• WHAT TO DO:
Reproduce every entry that follows word for word, but omit the images.

Items listed in a dataset:
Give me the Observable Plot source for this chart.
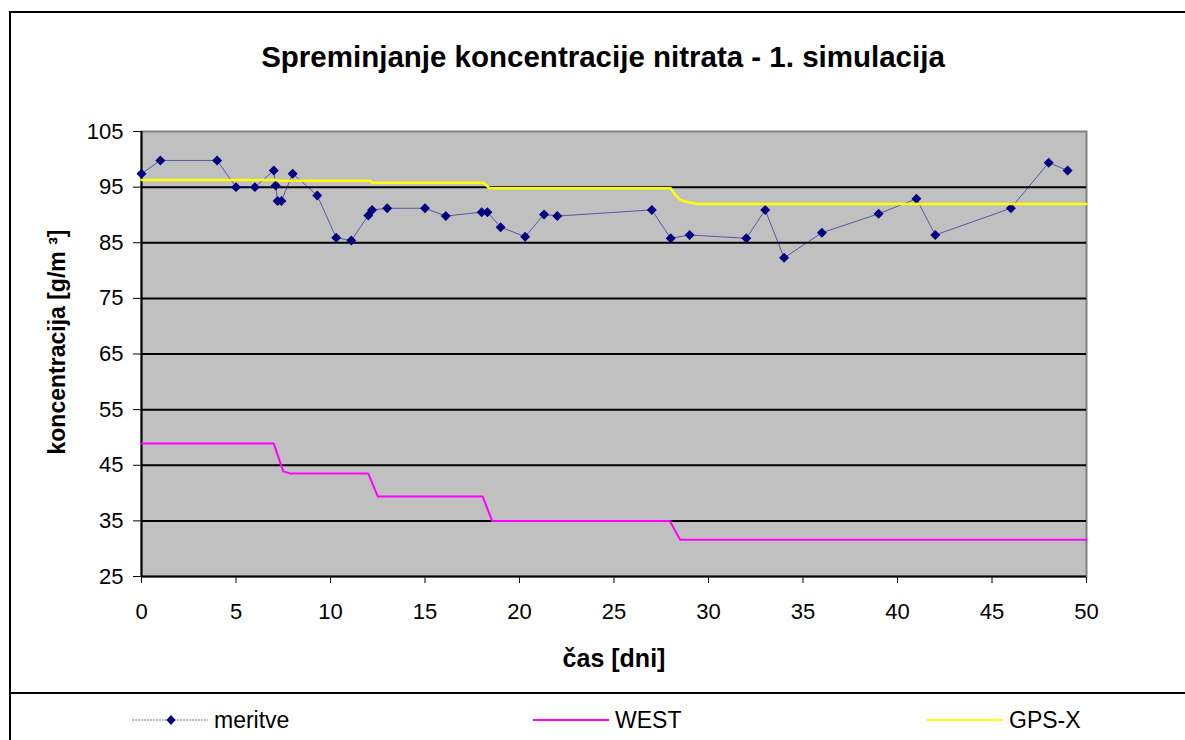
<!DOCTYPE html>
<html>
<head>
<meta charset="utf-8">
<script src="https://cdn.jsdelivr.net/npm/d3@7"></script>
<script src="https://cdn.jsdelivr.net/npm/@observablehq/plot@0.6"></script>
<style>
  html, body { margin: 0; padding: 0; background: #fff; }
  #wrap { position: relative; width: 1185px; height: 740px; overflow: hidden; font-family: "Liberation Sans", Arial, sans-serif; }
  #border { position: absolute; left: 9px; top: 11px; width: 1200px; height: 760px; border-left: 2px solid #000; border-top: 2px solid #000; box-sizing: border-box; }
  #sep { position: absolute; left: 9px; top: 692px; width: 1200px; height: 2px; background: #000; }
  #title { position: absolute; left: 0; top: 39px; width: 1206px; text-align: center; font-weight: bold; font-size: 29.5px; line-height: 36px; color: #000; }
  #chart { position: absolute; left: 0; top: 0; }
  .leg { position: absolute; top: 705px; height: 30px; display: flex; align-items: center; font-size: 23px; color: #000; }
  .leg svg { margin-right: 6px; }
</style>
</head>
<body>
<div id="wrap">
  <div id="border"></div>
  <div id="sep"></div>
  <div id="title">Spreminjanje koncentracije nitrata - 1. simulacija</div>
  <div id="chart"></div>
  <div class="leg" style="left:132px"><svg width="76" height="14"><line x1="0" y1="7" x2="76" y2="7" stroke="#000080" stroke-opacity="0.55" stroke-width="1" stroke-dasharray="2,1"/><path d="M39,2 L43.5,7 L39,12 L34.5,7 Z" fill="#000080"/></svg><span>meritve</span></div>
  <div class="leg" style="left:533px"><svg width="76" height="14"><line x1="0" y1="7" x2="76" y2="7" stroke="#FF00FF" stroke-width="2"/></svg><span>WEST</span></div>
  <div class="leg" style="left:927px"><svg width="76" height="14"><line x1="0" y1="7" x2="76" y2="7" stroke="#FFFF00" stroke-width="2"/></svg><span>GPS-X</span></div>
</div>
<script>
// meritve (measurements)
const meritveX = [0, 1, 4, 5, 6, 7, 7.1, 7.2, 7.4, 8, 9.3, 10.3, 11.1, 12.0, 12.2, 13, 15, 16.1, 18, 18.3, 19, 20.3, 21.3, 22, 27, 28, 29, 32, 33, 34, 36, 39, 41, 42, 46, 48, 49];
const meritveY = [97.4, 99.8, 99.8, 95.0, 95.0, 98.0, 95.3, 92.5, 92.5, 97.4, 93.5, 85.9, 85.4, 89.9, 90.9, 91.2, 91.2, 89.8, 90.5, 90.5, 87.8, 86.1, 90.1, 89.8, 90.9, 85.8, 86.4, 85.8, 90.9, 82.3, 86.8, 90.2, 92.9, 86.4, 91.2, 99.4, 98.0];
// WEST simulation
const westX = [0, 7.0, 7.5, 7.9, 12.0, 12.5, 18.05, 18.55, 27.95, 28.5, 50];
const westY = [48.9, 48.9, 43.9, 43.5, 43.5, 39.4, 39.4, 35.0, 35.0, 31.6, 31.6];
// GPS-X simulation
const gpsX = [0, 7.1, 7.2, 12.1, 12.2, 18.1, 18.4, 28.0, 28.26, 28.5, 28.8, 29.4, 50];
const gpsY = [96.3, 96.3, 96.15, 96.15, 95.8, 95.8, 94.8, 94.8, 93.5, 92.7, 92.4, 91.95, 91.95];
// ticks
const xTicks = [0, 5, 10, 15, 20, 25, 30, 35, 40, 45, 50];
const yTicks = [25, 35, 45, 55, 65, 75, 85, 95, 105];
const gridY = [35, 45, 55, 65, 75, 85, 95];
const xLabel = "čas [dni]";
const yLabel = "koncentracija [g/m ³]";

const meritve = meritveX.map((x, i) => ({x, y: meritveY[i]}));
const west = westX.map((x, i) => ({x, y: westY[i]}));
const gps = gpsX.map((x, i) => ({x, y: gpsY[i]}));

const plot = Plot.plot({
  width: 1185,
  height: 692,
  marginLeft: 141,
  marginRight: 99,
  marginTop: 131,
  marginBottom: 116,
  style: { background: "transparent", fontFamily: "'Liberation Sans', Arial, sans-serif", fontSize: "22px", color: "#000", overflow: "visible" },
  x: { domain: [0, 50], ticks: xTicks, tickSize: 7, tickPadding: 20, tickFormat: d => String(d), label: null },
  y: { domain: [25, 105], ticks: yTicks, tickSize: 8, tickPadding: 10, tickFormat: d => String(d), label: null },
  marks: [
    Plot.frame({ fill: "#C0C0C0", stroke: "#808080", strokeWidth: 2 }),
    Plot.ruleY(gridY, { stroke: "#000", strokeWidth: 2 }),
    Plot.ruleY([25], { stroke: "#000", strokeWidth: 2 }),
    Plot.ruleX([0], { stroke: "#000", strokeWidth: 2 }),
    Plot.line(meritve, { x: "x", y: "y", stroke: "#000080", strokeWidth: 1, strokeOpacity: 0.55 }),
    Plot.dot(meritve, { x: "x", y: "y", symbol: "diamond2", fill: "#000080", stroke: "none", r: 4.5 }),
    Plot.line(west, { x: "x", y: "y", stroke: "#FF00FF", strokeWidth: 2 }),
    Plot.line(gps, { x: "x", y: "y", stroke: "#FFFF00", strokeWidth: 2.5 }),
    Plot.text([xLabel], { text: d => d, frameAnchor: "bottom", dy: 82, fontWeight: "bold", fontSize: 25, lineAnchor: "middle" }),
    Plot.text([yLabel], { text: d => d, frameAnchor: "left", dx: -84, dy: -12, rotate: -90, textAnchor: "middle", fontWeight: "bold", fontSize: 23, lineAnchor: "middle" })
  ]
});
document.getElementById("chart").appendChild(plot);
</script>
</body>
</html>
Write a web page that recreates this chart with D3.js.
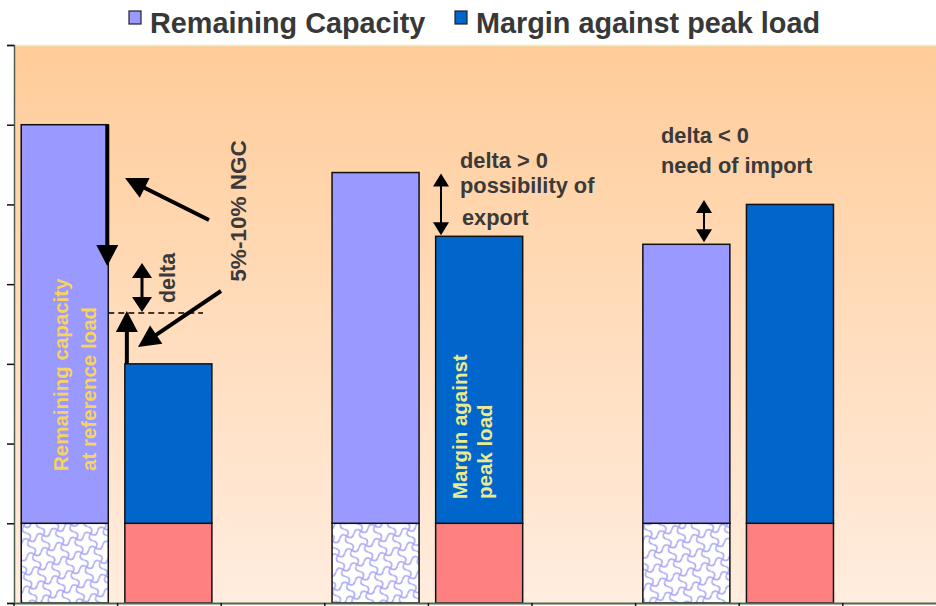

• RESPONSE:
Give me the Observable Plot source for this chart.
<!DOCTYPE html>
<html>
<head>
<meta charset="utf-8">
<script src="https://cdn.jsdelivr.net/npm/d3@7"></script>
<script src="https://cdn.jsdelivr.net/npm/@observablehq/plot@0.6"></script>
<style>
  html, body { margin: 0; padding: 0; background: #fff; }
  #wrap { position: relative; width: 1185px; height: 740px; overflow: hidden; font-family: "Liberation Sans", Arial, sans-serif; }
  #border { position: absolute; left: 9px; top: 11px; width: 1200px; height: 760px; border-left: 2px solid #000; border-top: 2px solid #000; box-sizing: border-box; }
  #sep { position: absolute; left: 9px; top: 692px; width: 1200px; height: 2px; background: #000; }
  #title { position: absolute; left: 0; top: 39px; width: 1206px; text-align: center; font-weight: bold; font-size: 29.5px; line-height: 36px; color: #000; }
  #chart { position: absolute; left: 0; top: 0; }
  .leg { position: absolute; top: 705px; height: 30px; display: flex; align-items: center; font-size: 23px; color: #000; }
  .leg svg { margin-right: 6px; }
</style>
</head>
<body>
<div id="wrap">
  <div id="border"></div>
  <div id="sep"></div>
  <div id="title">Spreminjanje koncentracije nitrata - 1. simulacija</div>
  <div id="chart"></div>
  <div class="leg" style="left:132px"><svg width="76" height="14"><line x1="0" y1="7" x2="76" y2="7" stroke="#000080" stroke-opacity="0.55" stroke-width="1" stroke-dasharray="2,1"/><path d="M39,2 L43.5,7 L39,12 L34.5,7 Z" fill="#000080"/></svg><span>meritve</span></div>
  <div class="leg" style="left:533px"><svg width="76" height="14"><line x1="0" y1="7" x2="76" y2="7" stroke="#FF00FF" stroke-width="2"/></svg><span>WEST</span></div>
  <div class="leg" style="left:927px"><svg width="76" height="14"><line x1="0" y1="7" x2="76" y2="7" stroke="#FFFF00" stroke-width="2"/></svg><span>GPS-X</span></div>
</div>
<script>
// meritve (measurements)
const meritveX = [0, 1, 4, 5, 6, 7, 7.1, 7.2, 7.4, 8, 9.3, 10.3, 11.1, 12.0, 12.2, 13, 15, 16.1, 18, 18.3, 19, 20.3, 21.3, 22, 27, 28, 29, 32, 33, 34, 36, 39, 41, 42, 46, 48, 49];
const meritveY = [97.4, 99.8, 99.8, 95.0, 95.0, 98.0, 95.3, 92.5, 92.5, 97.4, 93.5, 85.9, 85.4, 89.9, 90.9, 91.2, 91.2, 89.8, 90.5, 90.5, 87.8, 86.1, 90.1, 89.8, 90.9, 85.8, 86.4, 85.8, 90.9, 82.3, 86.8, 90.2, 92.9, 86.4, 91.2, 99.4, 98.0];
// WEST simulation
const westX = [0, 7.0, 7.5, 7.9, 12.0, 12.5, 18.05, 18.55, 27.95, 28.5, 50];
const westY = [48.9, 48.9, 43.9, 43.5, 43.5, 39.4, 39.4, 35.0, 35.0, 31.6, 31.6];
// GPS-X simulation
const gpsX = [0, 7.1, 7.2, 12.1, 12.2, 18.1, 18.4, 28.0, 28.26, 28.5, 28.8, 29.4, 50];
const gpsY = [96.3, 96.3, 96.15, 96.15, 95.8, 95.8, 94.8, 94.8, 93.5, 92.7, 92.4, 91.95, 91.95];
// ticks
const xTicks = [0, 5, 10, 15, 20, 25, 30, 35, 40, 45, 50];
const yTicks = [25, 35, 45, 55, 65, 75, 85, 95, 105];
const gridY = [35, 45, 55, 65, 75, 85, 95];
const xLabel = "čas [dni]";
const yLabel = "koncentracija [g/m ³]";

const meritve = meritveX.map((x, i) => ({x, y: meritveY[i]}));
const west = westX.map((x, i) => ({x, y: westY[i]}));
const gps = gpsX.map((x, i) => ({x, y: gpsY[i]}));

const plot = Plot.plot({
  width: 1185,
  height: 692,
  marginLeft: 141,
  marginRight: 99,
  marginTop: 131,
  marginBottom: 116,
  style: { background: "transparent", fontFamily: "'Liberation Sans', Arial, sans-serif", fontSize: "22px", color: "#000", overflow: "visible" },
  x: { domain: [0, 50], ticks: xTicks, tickSize: 7, tickPadding: 20, tickFormat: d => String(d), label: null },
  y: { domain: [25, 105], ticks: yTicks, tickSize: 8, tickPadding: 10, tickFormat: d => String(d), label: null },
  marks: [
    Plot.frame({ fill: "#C0C0C0", stroke: "#808080", strokeWidth: 2 }),
    Plot.ruleY(gridY, { stroke: "#000", strokeWidth: 2 }),
    Plot.ruleY([25], { stroke: "#000", strokeWidth: 2 }),
    Plot.ruleX([0], { stroke: "#000", strokeWidth: 2 }),
    Plot.line(meritve, { x: "x", y: "y", stroke: "#000080", strokeWidth: 1, strokeOpacity: 0.55 }),
    Plot.dot(meritve, { x: "x", y: "y", symbol: "diamond2", fill: "#000080", stroke: "none", r: 4.5 }),
    Plot.line(west, { x: "x", y: "y", stroke: "#FF00FF", strokeWidth: 2 }),
    Plot.line(gps, { x: "x", y: "y", stroke: "#FFFF00", strokeWidth: 2.5 }),
    Plot.text([xLabel], { text: d => d, frameAnchor: "bottom", dy: 82, fontWeight: "bold", fontSize: 25, lineAnchor: "middle" }),
    Plot.text([yLabel], { text: d => d, frameAnchor: "left", dx: -84, dy: -12, rotate: -90, textAnchor: "middle", fontWeight: "bold", fontSize: 23, lineAnchor: "middle" })
  ]
});
document.getElementById("chart").appendChild(plot);
</script>
</body>
</html>
Write a web page that recreates this chart with D3.js.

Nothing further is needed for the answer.